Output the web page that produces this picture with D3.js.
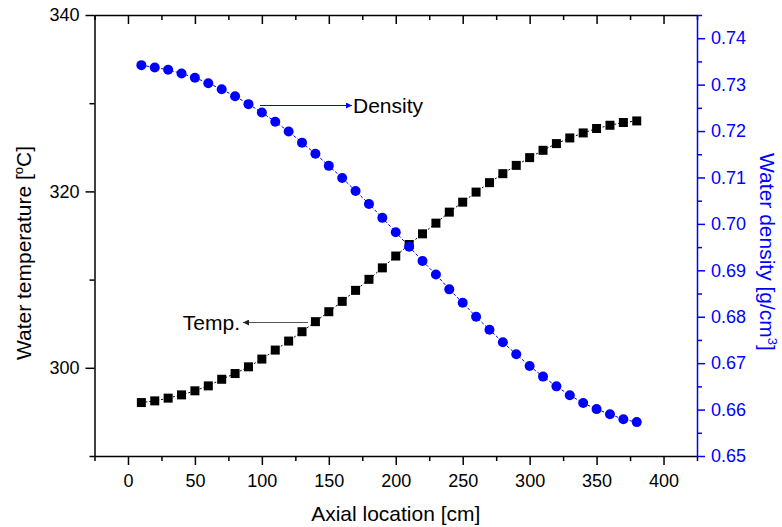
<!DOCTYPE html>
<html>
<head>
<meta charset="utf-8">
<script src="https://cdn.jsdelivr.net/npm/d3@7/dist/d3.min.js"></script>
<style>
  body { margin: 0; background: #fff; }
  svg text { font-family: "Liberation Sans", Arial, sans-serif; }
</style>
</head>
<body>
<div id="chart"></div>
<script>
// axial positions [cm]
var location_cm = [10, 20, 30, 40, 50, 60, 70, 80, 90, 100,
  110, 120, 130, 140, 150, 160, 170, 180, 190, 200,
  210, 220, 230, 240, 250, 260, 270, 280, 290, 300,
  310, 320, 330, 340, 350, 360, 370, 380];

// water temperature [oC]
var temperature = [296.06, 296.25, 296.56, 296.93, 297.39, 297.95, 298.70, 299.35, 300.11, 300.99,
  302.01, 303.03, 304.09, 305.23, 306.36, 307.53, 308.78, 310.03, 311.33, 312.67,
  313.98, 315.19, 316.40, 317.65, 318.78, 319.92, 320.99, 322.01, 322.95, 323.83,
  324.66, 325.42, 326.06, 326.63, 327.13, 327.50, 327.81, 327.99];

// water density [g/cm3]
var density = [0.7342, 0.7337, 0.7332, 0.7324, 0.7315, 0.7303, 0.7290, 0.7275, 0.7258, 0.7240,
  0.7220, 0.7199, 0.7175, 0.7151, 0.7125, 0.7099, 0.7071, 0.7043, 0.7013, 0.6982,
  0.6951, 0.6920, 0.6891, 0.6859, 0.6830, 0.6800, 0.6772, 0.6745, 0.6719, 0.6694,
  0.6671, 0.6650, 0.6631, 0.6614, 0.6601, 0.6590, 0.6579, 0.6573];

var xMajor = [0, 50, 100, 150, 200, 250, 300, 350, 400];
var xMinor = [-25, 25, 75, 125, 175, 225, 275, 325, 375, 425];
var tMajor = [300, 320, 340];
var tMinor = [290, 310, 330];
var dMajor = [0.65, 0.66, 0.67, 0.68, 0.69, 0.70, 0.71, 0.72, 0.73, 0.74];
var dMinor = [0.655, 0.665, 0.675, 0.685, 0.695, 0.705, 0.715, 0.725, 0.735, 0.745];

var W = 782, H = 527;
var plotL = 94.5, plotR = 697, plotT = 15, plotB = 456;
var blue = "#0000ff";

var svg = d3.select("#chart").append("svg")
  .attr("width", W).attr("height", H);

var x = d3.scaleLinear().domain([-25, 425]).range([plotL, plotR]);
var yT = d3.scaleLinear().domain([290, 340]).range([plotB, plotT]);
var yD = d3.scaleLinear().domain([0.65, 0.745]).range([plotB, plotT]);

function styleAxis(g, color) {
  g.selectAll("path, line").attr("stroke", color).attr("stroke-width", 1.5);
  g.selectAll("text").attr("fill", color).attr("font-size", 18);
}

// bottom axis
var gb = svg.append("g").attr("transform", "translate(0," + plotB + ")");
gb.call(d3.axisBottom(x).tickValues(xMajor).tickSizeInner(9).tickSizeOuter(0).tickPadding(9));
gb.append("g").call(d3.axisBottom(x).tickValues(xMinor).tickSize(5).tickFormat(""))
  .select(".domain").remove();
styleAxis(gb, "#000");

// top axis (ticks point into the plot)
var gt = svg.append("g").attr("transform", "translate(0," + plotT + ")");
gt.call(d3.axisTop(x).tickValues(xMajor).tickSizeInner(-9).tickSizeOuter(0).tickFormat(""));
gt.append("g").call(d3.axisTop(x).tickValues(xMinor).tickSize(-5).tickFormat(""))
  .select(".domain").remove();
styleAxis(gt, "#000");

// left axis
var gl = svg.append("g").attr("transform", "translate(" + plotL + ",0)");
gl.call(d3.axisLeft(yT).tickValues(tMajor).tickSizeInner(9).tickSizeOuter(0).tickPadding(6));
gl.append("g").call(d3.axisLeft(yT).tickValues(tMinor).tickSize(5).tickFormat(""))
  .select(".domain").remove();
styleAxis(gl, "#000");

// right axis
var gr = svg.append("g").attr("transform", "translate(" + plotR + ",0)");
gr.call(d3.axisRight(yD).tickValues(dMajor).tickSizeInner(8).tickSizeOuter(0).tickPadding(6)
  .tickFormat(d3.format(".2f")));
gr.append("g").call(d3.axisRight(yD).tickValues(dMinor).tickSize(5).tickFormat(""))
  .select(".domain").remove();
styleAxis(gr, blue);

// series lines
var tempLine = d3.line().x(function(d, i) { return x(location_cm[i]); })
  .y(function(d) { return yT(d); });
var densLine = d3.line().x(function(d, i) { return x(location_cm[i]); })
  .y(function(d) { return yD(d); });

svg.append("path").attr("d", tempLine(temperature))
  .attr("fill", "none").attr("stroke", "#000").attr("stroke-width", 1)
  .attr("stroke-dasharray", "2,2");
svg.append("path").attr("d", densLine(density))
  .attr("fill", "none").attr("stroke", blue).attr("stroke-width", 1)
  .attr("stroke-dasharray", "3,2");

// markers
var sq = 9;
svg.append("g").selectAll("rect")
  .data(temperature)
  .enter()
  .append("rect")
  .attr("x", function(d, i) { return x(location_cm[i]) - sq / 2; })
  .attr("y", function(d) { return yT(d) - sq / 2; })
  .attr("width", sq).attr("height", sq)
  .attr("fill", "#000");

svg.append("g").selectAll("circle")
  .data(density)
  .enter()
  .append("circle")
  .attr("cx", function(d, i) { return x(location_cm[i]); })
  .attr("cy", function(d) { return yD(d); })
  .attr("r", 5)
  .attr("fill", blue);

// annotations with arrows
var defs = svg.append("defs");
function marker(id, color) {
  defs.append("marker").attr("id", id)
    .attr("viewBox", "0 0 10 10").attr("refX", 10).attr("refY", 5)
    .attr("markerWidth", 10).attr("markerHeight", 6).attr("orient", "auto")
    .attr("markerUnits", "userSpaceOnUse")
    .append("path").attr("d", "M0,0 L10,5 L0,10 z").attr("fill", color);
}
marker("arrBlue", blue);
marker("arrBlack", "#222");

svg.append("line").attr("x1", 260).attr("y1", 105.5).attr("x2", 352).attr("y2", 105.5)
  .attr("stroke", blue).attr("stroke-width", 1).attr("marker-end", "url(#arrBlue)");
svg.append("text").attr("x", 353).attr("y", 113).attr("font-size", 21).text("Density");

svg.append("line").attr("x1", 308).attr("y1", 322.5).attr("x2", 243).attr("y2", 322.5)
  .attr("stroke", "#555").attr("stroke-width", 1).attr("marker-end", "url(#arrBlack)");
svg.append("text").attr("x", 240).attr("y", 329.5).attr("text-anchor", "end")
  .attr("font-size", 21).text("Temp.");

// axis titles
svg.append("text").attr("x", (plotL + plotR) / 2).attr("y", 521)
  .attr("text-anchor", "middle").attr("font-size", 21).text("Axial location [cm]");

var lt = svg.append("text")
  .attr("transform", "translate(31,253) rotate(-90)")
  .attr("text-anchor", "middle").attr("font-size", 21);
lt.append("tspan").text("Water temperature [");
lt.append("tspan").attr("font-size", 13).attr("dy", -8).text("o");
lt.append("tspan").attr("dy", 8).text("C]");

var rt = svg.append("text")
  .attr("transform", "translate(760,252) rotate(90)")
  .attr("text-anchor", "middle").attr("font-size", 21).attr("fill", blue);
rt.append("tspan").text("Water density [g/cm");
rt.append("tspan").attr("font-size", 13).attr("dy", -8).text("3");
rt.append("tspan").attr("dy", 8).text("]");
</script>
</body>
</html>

☆ ☆ ☆

▸ JOB: Pictures are excluded: retype only the lines from the beginning of the listing above through the line with "324.66, 325.42, 326.06, 326.63, 327.13, 327.50, 327.81, 327.99];", both included.

▸ EXERCISE RESPONSE:
Output the web page that produces this picture with D3.js.
<!DOCTYPE html>
<html>
<head>
<meta charset="utf-8">
<script src="https://cdn.jsdelivr.net/npm/d3@7/dist/d3.min.js"></script>
<style>
  body { margin: 0; background: #fff; }
  svg text { font-family: "Liberation Sans", Arial, sans-serif; }
</style>
</head>
<body>
<div id="chart"></div>
<script>
// axial positions [cm]
var location_cm = [10, 20, 30, 40, 50, 60, 70, 80, 90, 100,
  110, 120, 130, 140, 150, 160, 170, 180, 190, 200,
  210, 220, 230, 240, 250, 260, 270, 280, 290, 300,
  310, 320, 330, 340, 350, 360, 370, 380];

// water temperature [oC]
var temperature = [296.06, 296.25, 296.56, 296.93, 297.39, 297.95, 298.70, 299.35, 300.11, 300.99,
  302.01, 303.03, 304.09, 305.23, 306.36, 307.53, 308.78, 310.03, 311.33, 312.67,
  313.98, 315.19, 316.40, 317.65, 318.78, 319.92, 320.99, 322.01, 322.95, 323.83,
  324.66, 325.42, 326.06, 326.63, 327.13, 327.50, 327.81, 327.99];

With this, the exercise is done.